Technique is important. In fact, it’s everything.
Bryson DeChambeau for example is still in his 20s and has yet to recover from the experiment where he decided to swing as hard and fast as he possibly could.
That’s all I’ll say about it at present, until I have a completed model with which to demonstrate it better than above.
More to come.
We are drawn to the mystical, the amazing, and the unexplainable. And we seek out seers and holy persons who will open the gates to understanding and enlightenment. Alas, the quest is always met with challenges. One of the biggest is the fact that we, as a species, tend to be quite gullible, perhaps a tad too trusting. Exploiting that fallibility are these “experts”, our teachers who gain a few coins when you sign up for their lessons. But if they truly brought you to the grail, you’d no longer need them. And they wouldn’t pry more coins from your grasp. So they teach and teach and teach knowing only this: Their lessons are imperfect. Their “technique” is flawed. But by invoking the names and acts of past luminaries, the saints, they keep you coming back for more, feeding you hope and promise and rarely delivering and sometimes injuring.
You have dared to challenge the orthodoxy, DJ. And if there were any justice in the golf world, you would nurture and develop a flock of stars, and then the masses might turn with expectant hope and ask, “Is this the way?!”
Until then, I find golfing peace in your way and I live with the imperfect nature of the game. And I do so without blowing out my back ala Anthony Kim, Jason Day, Bryson DeChambeau among others, and the seer, the overlord, the coin collector, David Leadbetter
Thanks for the kind words, PA – I would have answered sooner however Liverpool were dismantling Man U by 7 goals to nil at Anfield. Priorities 😂😂
On a more serious note, amazing how Lydia Ko’s game has miraculously revived post-Leadbetter, isn’t it?

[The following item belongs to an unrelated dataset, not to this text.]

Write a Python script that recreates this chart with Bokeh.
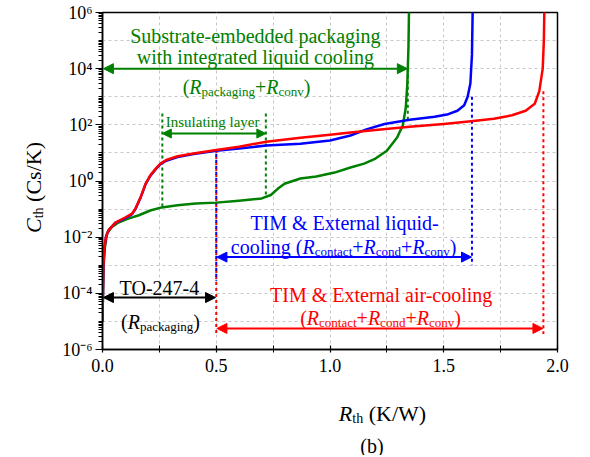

To think he forced her into a swing model for hackers just to sell another book. Disgraceful.
And you are correct about the nature of instruction- if you still need a swing coach or instructor beside you after a year, you’re being taken for a ride.
I’ve lost so many people since I began blogging because they no longer had any use for me after a time and drifted away from the blog.
And I wouldn’t have it any other way. 😊
MU’s worst beatdown…ever! Loved Mo getting the required yellow for ripping off his jersey celebrating his second goal!!
It was something. We were watching the veterans Mo & Bobby combine with the future, Gakpo & Núñez with Elliott & Bajcetic in the midfield. Magical.
My lad & I nearly gave the Mrs a nervous breakdown with 7 roars as she was trying to video conference her friend in the UK at the time 😂
Jack Grout would agree with your sentiment, DJ. He wrote an instructional book, published in 1975. I tracked one down recently and gave it a read. His take on the swing is very simple – just basic fundamentals. Set-up, grip, footwork, balance, alignment, staying on the insides of the feet…. Worth a read if you can track one down. Anyway, once he drilled the basics into Nicklaus as a kid, just an occasional review of the fundamentals was all that was necessary. When Nicklaus struggled, invariably it was an alignment issue (shoulders closed).
His discussion of head position and steadiness is particularly interesting. The low right hand naturally causes a lean to the right at address, btw.
You’re on point with all observations, JJ.